Yes amigo, my point exactly. As I am new to the steem community I am curious as to why I would want to chase the steem dragon, other than to ride the wave.
Not saying I am ani-crypto but I am a long term player and fundamentally a contrarian by nature so I am naturally skeptical with following the crowd. But at the same time dont want to miss out, I guess I want my cake and be able to eat it to.
Thanks for your response amigo.

Followed and appreciated

SBD isn't an investemt, the same way as dollars aren't.

But in short/mid-term time frame they can give you stability and that can be important.

Yeah, that's how I see SBDs...as I do with the USD. I'm not accumulating either one in order to make profits off of holding them. Short- to mid-term, I should be able hold to them and pretty much not lose. But it's certainly not a way to actually gain, given inflation.

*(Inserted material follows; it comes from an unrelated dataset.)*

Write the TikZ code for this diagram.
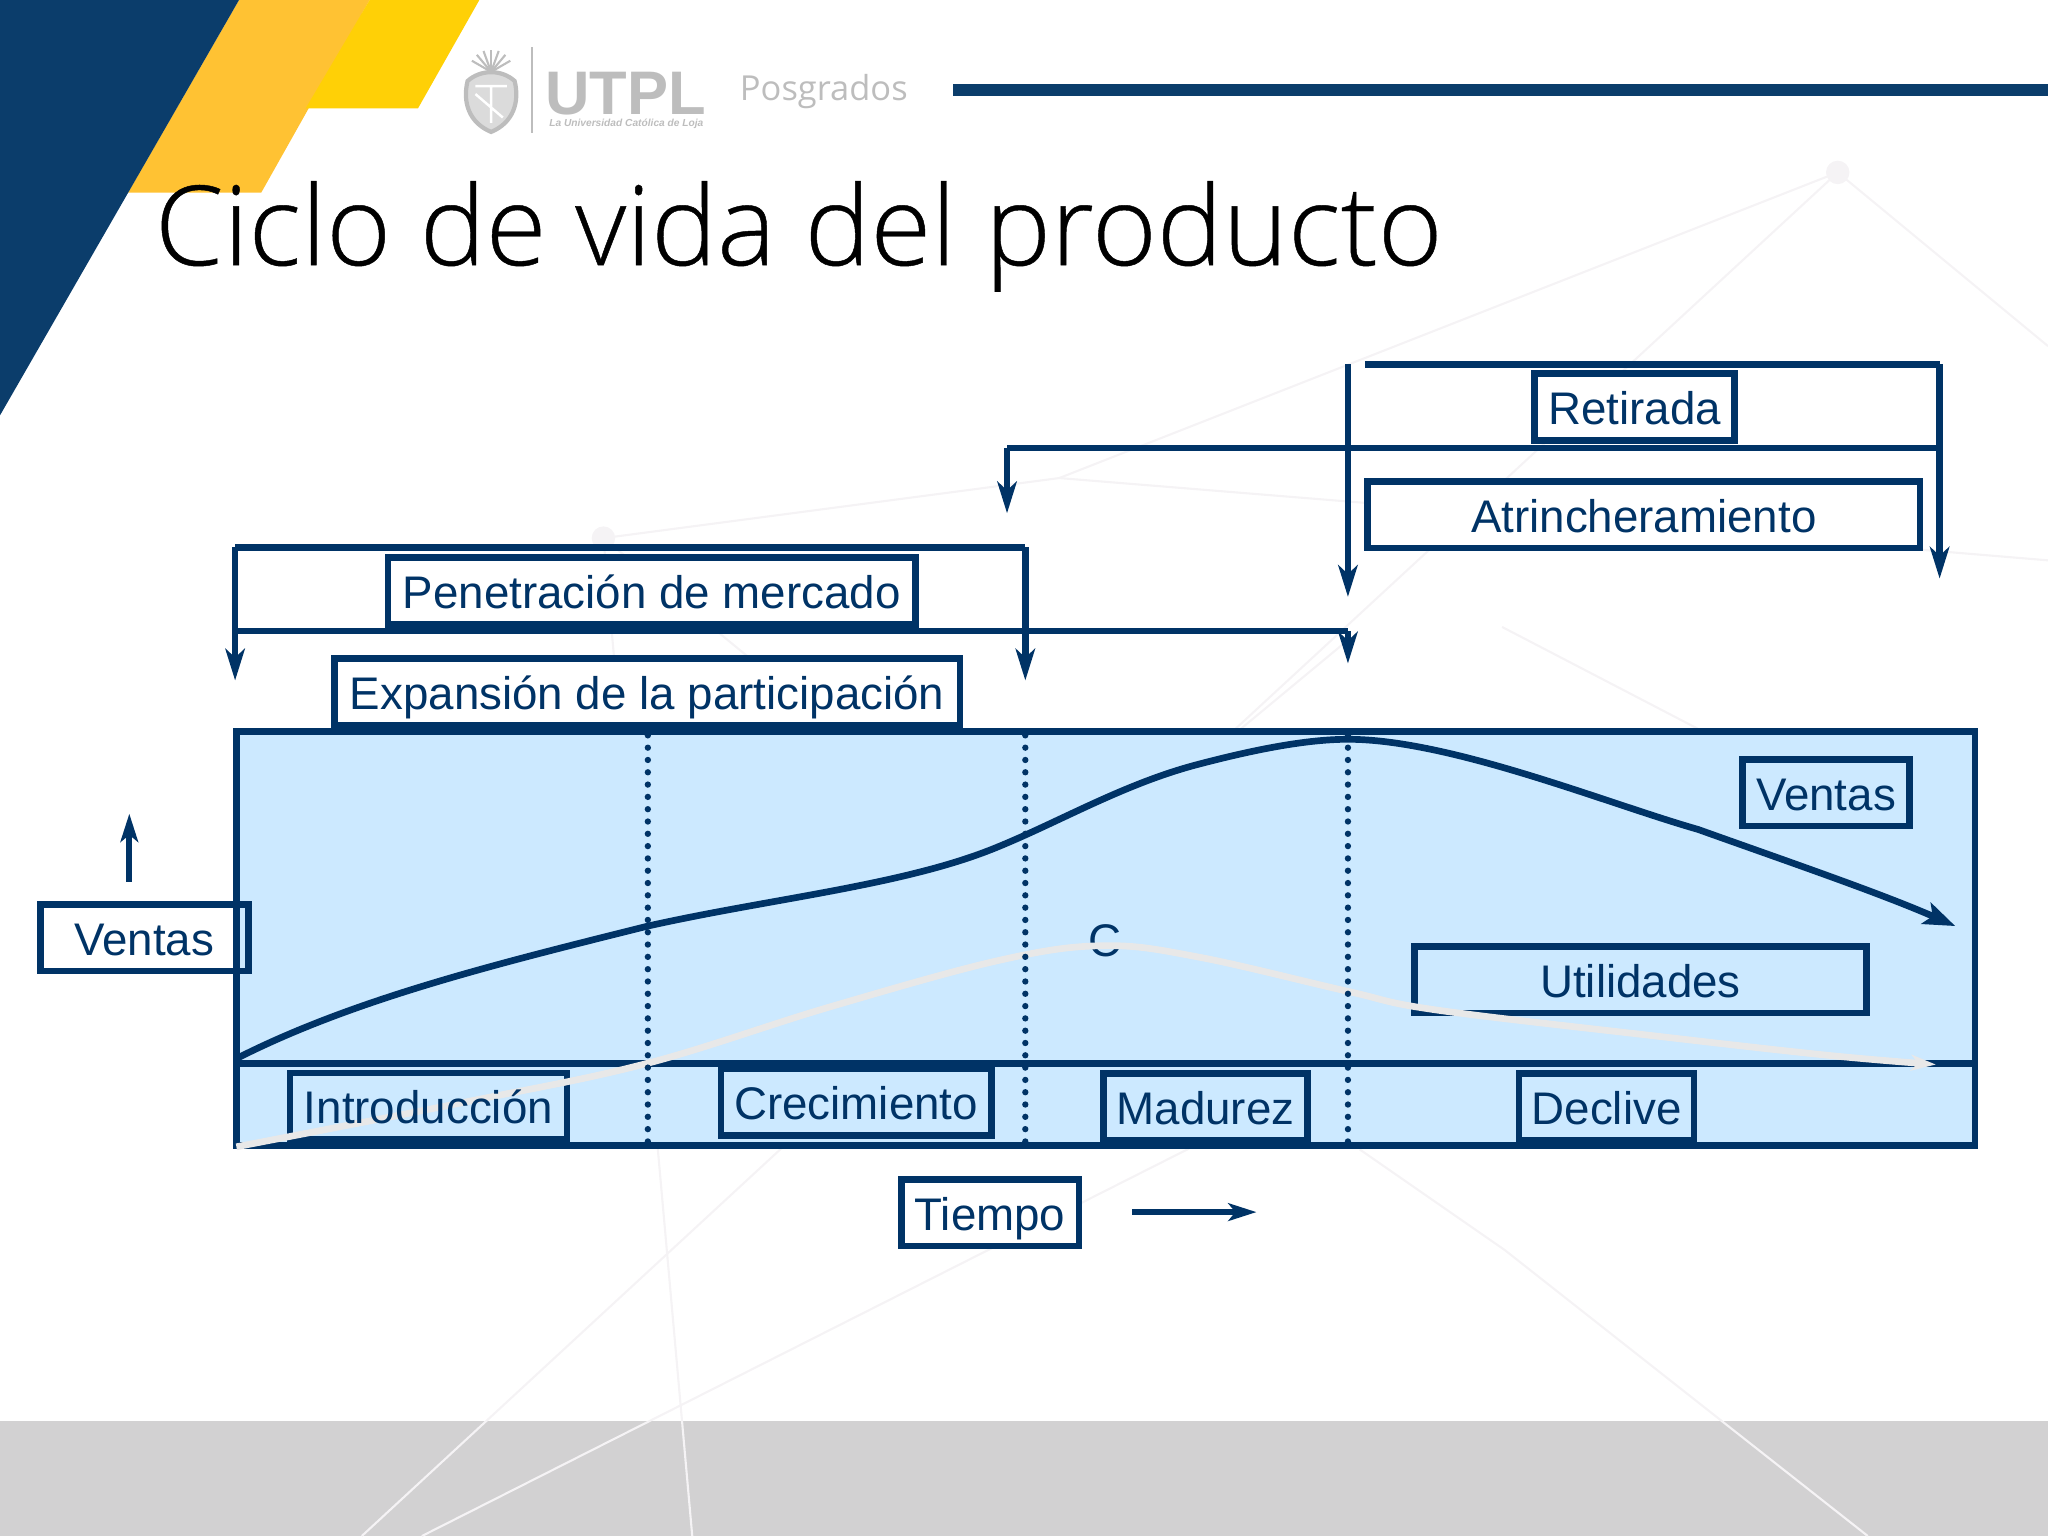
\documentclass[tikz,border=0pt]{standalone}
\usepackage{fontspec}
\setmainfont{Liberation Sans}
\newfontfamily\titlefont[FakeBold=0.4]{Open Sans Light}
\newfontfamily\posfont{Open Sans}
\usetikzlibrary{arrows.meta}
\definecolor{navy}{HTML}{003366}
\definecolor{slideblue}{HTML}{0B3D6B}
\definecolor{softyellow}{HTML}{FFC233}
\definecolor{strongyellow}{HTML}{FFD006}
\definecolor{panelblue}{HTML}{CCE9FF}
\definecolor{faintline}{HTML}{F5F3F5}
\definecolor{bandgrey}{HTML}{D2D1D2}
\definecolor{logogrey}{HTML}{BDBDBD}
\definecolor{profitgrey}{HTML}{E8E8E8}
\newcommand{\unitpx}{0.3715pt}
\tikzset{
  labelbox/.style={draw=navy, line width=1.9pt, inner sep=0pt, text=navy, text height=10pt, text depth=0pt,
    minimum height=51*\unitpx, font=\fontsize{13}{15}\selectfont},
  plaintext/.style={inner sep=0pt, text=navy, text height=10pt, text depth=0pt, font=\fontsize{13}{15}\selectfont},
  conn/.style={draw=navy, line width=1.9pt},
  connarrow/.style={conn, -{Stealth[length=9pt,width=5.5pt,inset=2.5pt]}},
  thinarrow/.style={conn, line width=1.6pt, -{Stealth[length=8pt,width=5pt,inset=2pt]}},
  phaseline/.style={draw=navy, line width=1.8pt, line cap=round, dash pattern=on 0pt off 3.5pt},
  faint/.style={draw=faintline, line width=0.6pt}
}
\begin{document}
\begin{tikzpicture}[x=0.3715pt, y=-0.3715pt]
  \useasboundingbox (0,0) rectangle (1568,1176);

  % background
  \fill[bandgrey] (0,1088) rectangle (1568,1176);
  \draw[faint] (1407,132) -- (277,1176);
  \draw[faint] (1407,132) -- (811,366);
  \draw[faint] (1407,132) -- (1568,265);
  \draw[faint] (462,412) -- (530,1176);
  \draw[faint] (462,412) -- (811,366) -- (1045,385);
  \draw[faint] (462,412) -- (640,558);
  \draw[faint] (1472,421) -- (1568,429);
  \draw[faint] (1032,490) -- (950,558);
  \draw[faint] (1150,480) -- (1300,558);
  \draw[faint] (1107,780) -- (323,1176);
  \draw[faint] (1041,880) -- (1152,957) -- (1430,1176);
  \fill[faintline] (1407,132) circle (9);
  \fill[faintline] (462,412) circle (9);

  % corner
  \fill[softyellow] (183,0) -- (283,0) -- (200,147.5) -- (98,147.5) -- cycle;
  \fill[strongyellow] (283,0) -- (367,0) -- (320,83) -- (234,83) -- cycle;
  \fill[slideblue] (0,0) -- (183,0) -- (0,318) -- cycle;
  \fill[slideblue] (730,64.5) rectangle (1568,73.5);

  % logo
  \foreach \a in {-60,-40,-20,0,20,40,60}
    \draw[logogrey, line width=0.6pt] (376,55) -- ++(\a-90:17);
  \draw[logogrey, fill=logogrey!55, line width=1.2pt] (358,62) .. controls (368,53) and (384,53) .. (394,62)
    .. controls (398,78) and (393,94) .. (376,101) .. controls (359,94) and (354,78) .. (358,62) -- cycle;
  \draw[white, line width=0.7pt] (364,66) -- (388,66) (376,66) -- (376,94) (364,72) -- (385,90);
  \draw[logogrey, line width=0.6pt] (407,36) -- (407,102);
  \node[anchor=base west, inner sep=0pt, text=logogrey, font=\fontsize{17.5}{20}\bfseries] (utpl) at (417,88) {UTPL};
  \node[anchor=base west, inner sep=0pt, text=logogrey, font=\fontsize{2.9}{4}\bfseries\itshape] (lema) at (420,97) {La Universidad Católica de Loja};
  \node[anchor=base west, inner sep=0pt, text=logogrey, font=\fontsize{9.8}{12}\posfont] (posgrados) at (566,77) {Posgrados};

  % title
  \node[anchor=base west, inner sep=0pt, font=\fontsize{31.5}{36}\titlefont] (titulo) at (118,203) {Ciclo de vida del producto};

  % top brackets
  \coordinate (retA) at (1045,279);
  \coordinate (retB) at (1485,279);
  \coordinate (retC) at (1485,443);
  \coordinate (retD) at (1032,279);
  \coordinate (retE) at (1032,457);
  \coordinate (atrA) at (771,343);
  \coordinate (atrB) at (1485,343);
  \coordinate (atrC) at (771,393);
  \draw[conn] (retA) -- (retB);
  \draw[connarrow] (retB) -- (retC);
  \draw[connarrow] (retD) -- (retE);
  \draw[conn] (atrA) -- (atrB);
  \draw[connarrow] (atrA) -- (atrC);
  \node[labelbox, fill=white, minimum width=153*\unitpx] (retirada) at (1251.5,311.5) {Retirada};
  \node[labelbox, fill=white, minimum width=423*\unitpx] (atrinch) at (1258.5,394) {Atrincheramiento};

  \coordinate (penA) at (180,419);
  \coordinate (penB) at (785,419);
  \coordinate (penC) at (785,521);
  \coordinate (penD) at (180,521);
  \coordinate (expA) at (180,483);
  \coordinate (expB) at (1032,483);
  \coordinate (expC) at (1032,508);
  \draw[conn] (penA) -- (penB);
  \draw[connarrow] (penB) -- (penC);
  \draw[connarrow] (penA) -- (penD);
  \draw[conn] (expA) -- (expB);
  \draw[connarrow] (expB) -- (expC);
  \node[labelbox, fill=white, minimum width=404*\unitpx] (penetra) at (499,452.5) {Penetración de mercado};
  \node[labelbox, fill=white, minimum width=479*\unitpx] (expansion) at (495.5,529.5) {Expansión de la participación};

  % panel
  \node[draw=navy, fill=panelblue, line width=1.9pt, inner sep=0pt, minimum width=1331*\unitpx, minimum height=317*\unitpx] (panel) at (846.5,718.5) {};
  \coordinate (panA) at (180,814);
  \coordinate (panB) at (1513,814);
  \draw[conn] (panA) -- (panB);

  \node[labelbox, minimum width=128*\unitpx] (ventasb) at (1398,607) {Ventas};
  \node[labelbox, minimum width=346*\unitpx] (utilidades) at (1256,750) {Utilidades};
  \node[labelbox, minimum width=212*\unitpx] (intro) at (328,847) {};
  \node[labelbox, minimum width=207*\unitpx] (crece) at (655.5,844) {Crecimiento};
  \node[labelbox, minimum width=156*\unitpx] (madurez) at (923,847.5) {Madurez};
  \node[labelbox, minimum width=134*\unitpx] (declive) at (1230,847.5) {Declive};
  \node[plaintext] (cletra) at (846,719) {C};

  % profit curve
  \draw[draw=profitgrey, line width=1.9pt, -{Stealth[length=7pt,width=4.5pt,inset=2pt]}] plot[smooth, tension=0.6] coordinates {(181,878) (360,843) (496,814) (635,771) (766,735) (846,724) (919,733) (1032,759) (1098,773) (1266,793) (1400,808) (1482,815)};
  \node[plaintext] (introtxt) at (intro) {Introducción};

  % phases
  \coordinate (faseA) at (496,563);
  \coordinate (faseB) at (496,874);
  \coordinate (faseC) at (785,563);
  \coordinate (faseD) at (785,874);
  \coordinate (faseE) at (1032,563);
  \coordinate (faseF) at (1032,874);
  \draw[phaseline] (faseA) -- (faseB);
  \draw[phaseline] (faseC) -- (faseD);
  \draw[phaseline] (faseE) -- (faseF);

  % sales curve
  \draw[draw=navy, line width=1.9pt, -{Stealth[length=9pt,width=6.5pt,inset=2pt]}] (180,811)
    .. controls (270,765) and (380,738) .. (496,709)
    .. controls (590,688) and (690,678) .. (760,650)
    .. controls (810,630) and (860,600) .. (918,585)
    .. controls (960,574) and (1000,566) .. (1032,566)
    .. controls (1110,566) and (1230,615) .. (1300,635)
    .. controls (1370,660) and (1440,684) .. (1497,709);

  % axis labels
  \node[labelbox, minimum width=159*\unitpx] (ventasa) at (110.5,718) {Ventas};
  \coordinate (ejeA) at (99,675);
  \coordinate (ejeB) at (99,623);
  \draw[thinarrow] (ejeA) -- (ejeB);
  \node[labelbox, fill=white, minimum width=136*\unitpx] (tiempo) at (758,928.5) {Tiempo};
  \coordinate (ejeC) at (867,928);
  \coordinate (ejeD) at (962,928);
  \draw[thinarrow] (ejeC) -- (ejeD);
\end{tikzpicture}
\end{document}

To make gains, you'd need to invest those SBDs or Dollars into something with positive returns that cover the losses from inflation. If you're not at least covering that, then you're losing.

That being said - the inflation for USD is typically low enough to make your realized gains relatively easy to achieve.

True , thanks for weighing.
Followed

"Tampering with markets" is a strange thing to say about influences of a central bank on a dollar, when the dollar per definition is not a market-born thing.

It is so strange I can't even find a comparison.

How can the dollar be market born? It is not anything real!!!
Why should anything that is not real be acknowledged?